§ **Given problem**
Beginning with the line that contains "Emit a Python", retype the entries below exactly, ending with the line that contains "fig = go.Figure()". Leave out any pictures.

§ **Data rows**
########
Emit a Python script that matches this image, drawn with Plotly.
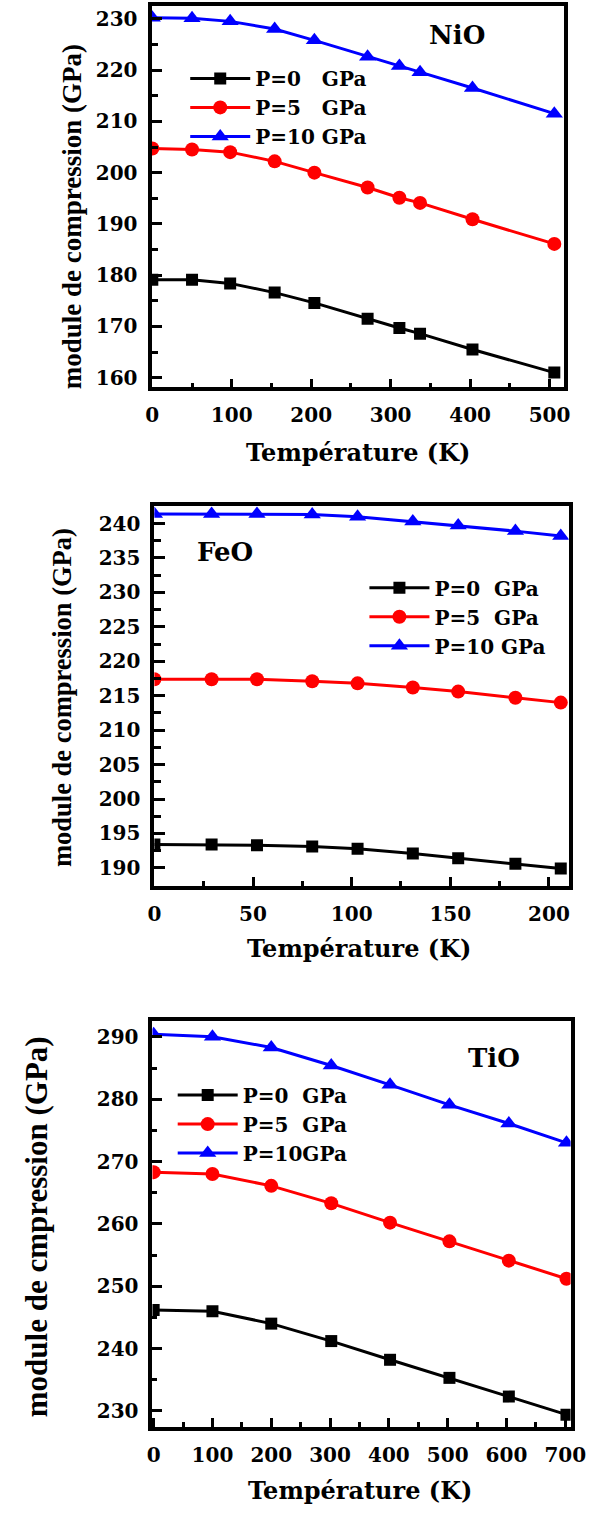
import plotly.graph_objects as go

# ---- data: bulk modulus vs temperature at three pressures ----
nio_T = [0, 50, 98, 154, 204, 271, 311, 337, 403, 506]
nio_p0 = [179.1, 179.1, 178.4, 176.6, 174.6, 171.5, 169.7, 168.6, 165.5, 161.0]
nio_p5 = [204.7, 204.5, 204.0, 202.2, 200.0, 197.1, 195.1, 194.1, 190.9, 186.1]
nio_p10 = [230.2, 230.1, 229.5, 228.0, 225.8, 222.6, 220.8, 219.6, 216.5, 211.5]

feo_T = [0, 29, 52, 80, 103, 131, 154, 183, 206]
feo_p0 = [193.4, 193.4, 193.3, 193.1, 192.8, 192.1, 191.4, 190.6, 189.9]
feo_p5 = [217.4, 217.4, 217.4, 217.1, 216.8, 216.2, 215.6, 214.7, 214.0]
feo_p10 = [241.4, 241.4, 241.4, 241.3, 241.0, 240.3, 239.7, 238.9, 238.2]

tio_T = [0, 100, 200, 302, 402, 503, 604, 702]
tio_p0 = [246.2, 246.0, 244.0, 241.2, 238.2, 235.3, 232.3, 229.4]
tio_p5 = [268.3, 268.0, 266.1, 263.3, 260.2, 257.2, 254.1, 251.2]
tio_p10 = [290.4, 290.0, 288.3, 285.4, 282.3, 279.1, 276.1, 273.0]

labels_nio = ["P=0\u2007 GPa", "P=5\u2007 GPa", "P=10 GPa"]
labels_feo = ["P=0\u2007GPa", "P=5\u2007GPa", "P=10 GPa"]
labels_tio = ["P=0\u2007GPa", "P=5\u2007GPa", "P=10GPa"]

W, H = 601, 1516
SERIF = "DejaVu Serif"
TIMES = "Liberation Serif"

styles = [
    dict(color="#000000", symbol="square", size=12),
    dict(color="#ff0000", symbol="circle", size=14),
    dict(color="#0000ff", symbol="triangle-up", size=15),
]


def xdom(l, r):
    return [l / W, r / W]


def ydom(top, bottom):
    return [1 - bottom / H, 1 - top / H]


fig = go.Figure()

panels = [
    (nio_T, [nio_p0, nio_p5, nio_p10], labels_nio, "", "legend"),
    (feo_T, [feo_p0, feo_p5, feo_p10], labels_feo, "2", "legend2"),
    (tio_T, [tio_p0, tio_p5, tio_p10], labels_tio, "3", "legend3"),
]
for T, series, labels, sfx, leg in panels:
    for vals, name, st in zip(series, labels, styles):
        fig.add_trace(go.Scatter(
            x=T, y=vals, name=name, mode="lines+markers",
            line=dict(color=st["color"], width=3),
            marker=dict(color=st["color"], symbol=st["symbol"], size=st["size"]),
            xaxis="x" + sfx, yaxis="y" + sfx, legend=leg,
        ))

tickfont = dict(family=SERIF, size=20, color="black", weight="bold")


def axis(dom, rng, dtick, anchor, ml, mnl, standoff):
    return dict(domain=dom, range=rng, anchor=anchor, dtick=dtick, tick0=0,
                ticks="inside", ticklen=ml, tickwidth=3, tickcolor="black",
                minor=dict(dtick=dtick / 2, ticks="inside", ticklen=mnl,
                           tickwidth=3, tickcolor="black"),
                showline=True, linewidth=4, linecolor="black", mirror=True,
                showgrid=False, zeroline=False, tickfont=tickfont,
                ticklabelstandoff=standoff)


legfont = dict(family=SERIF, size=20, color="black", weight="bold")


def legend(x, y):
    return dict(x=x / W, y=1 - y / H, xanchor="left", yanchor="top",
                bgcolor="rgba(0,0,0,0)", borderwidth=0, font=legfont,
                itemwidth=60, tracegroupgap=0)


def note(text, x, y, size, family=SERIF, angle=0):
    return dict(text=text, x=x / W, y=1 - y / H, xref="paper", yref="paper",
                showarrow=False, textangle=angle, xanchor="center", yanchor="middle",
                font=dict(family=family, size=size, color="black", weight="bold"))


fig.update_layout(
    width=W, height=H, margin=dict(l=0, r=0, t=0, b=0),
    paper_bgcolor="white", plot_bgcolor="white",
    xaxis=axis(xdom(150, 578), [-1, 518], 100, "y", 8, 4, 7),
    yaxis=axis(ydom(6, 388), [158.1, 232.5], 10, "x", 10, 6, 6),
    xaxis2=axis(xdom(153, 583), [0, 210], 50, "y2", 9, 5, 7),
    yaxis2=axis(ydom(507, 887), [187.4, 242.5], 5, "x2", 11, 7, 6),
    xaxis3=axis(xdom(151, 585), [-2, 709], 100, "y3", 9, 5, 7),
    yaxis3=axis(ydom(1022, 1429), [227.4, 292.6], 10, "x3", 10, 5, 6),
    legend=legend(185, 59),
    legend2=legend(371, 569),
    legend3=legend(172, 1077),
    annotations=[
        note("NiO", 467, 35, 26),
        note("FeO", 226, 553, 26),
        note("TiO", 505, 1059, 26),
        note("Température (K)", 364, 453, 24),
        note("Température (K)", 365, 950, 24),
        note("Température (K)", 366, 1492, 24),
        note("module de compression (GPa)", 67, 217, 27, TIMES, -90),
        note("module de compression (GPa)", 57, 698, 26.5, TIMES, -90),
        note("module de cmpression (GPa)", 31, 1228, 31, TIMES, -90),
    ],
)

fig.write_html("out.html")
########
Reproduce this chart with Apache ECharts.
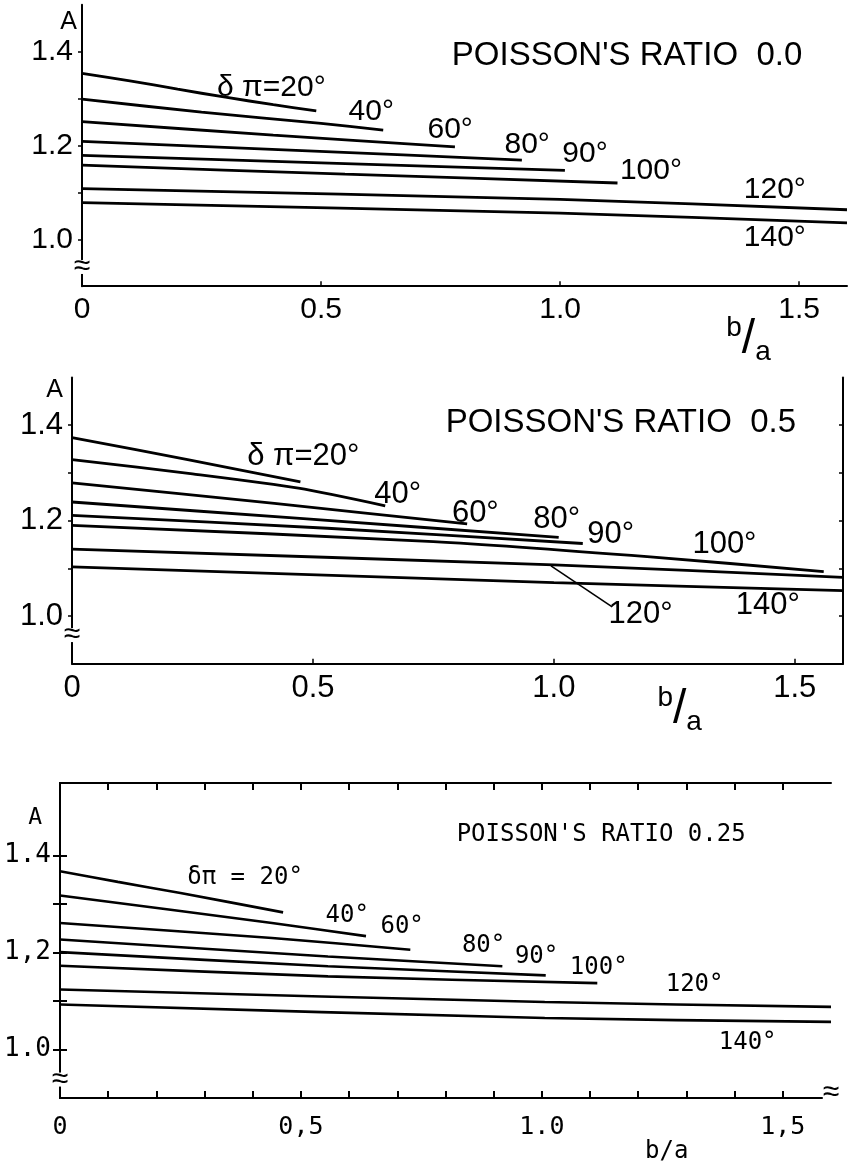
########
§ **Worked answer**
Emit a Python script that matches this image, drawn with Plotly.
import plotly.graph_objects as go

# ---- data: bulk modulus vs temperature at three pressures ----
nio_T = [0, 50, 98, 154, 204, 271, 311, 337, 403, 506]
nio_p0 = [179.1, 179.1, 178.4, 176.6, 174.6, 171.5, 169.7, 168.6, 165.5, 161.0]
nio_p5 = [204.7, 204.5, 204.0, 202.2, 200.0, 197.1, 195.1, 194.1, 190.9, 186.1]
nio_p10 = [230.2, 230.1, 229.5, 228.0, 225.8, 222.6, 220.8, 219.6, 216.5, 211.5]

feo_T = [0, 29, 52, 80, 103, 131, 154, 183, 206]
feo_p0 = [193.4, 193.4, 193.3, 193.1, 192.8, 192.1, 191.4, 190.6, 189.9]
feo_p5 = [217.4, 217.4, 217.4, 217.1, 216.8, 216.2, 215.6, 214.7, 214.0]
feo_p10 = [241.4, 241.4, 241.4, 241.3, 241.0, 240.3, 239.7, 238.9, 238.2]

tio_T = [0, 100, 200, 302, 402, 503, 604, 702]
tio_p0 = [246.2, 246.0, 244.0, 241.2, 238.2, 235.3, 232.3, 229.4]
tio_p5 = [268.3, 268.0, 266.1, 263.3, 260.2, 257.2, 254.1, 251.2]
tio_p10 = [290.4, 290.0, 288.3, 285.4, 282.3, 279.1, 276.1, 273.0]

labels_nio = ["P=0\u2007 GPa", "P=5\u2007 GPa", "P=10 GPa"]
labels_feo = ["P=0\u2007GPa", "P=5\u2007GPa", "P=10 GPa"]
labels_tio = ["P=0\u2007GPa", "P=5\u2007GPa", "P=10GPa"]

W, H = 601, 1516
SERIF = "DejaVu Serif"
TIMES = "Liberation Serif"

styles = [
    dict(color="#000000", symbol="square", size=12),
    dict(color="#ff0000", symbol="circle", size=14),
    dict(color="#0000ff", symbol="triangle-up", size=15),
]


def xdom(l, r):
    return [l / W, r / W]


def ydom(top, bottom):
    return [1 - bottom / H, 1 - top / H]


fig = go.Figure()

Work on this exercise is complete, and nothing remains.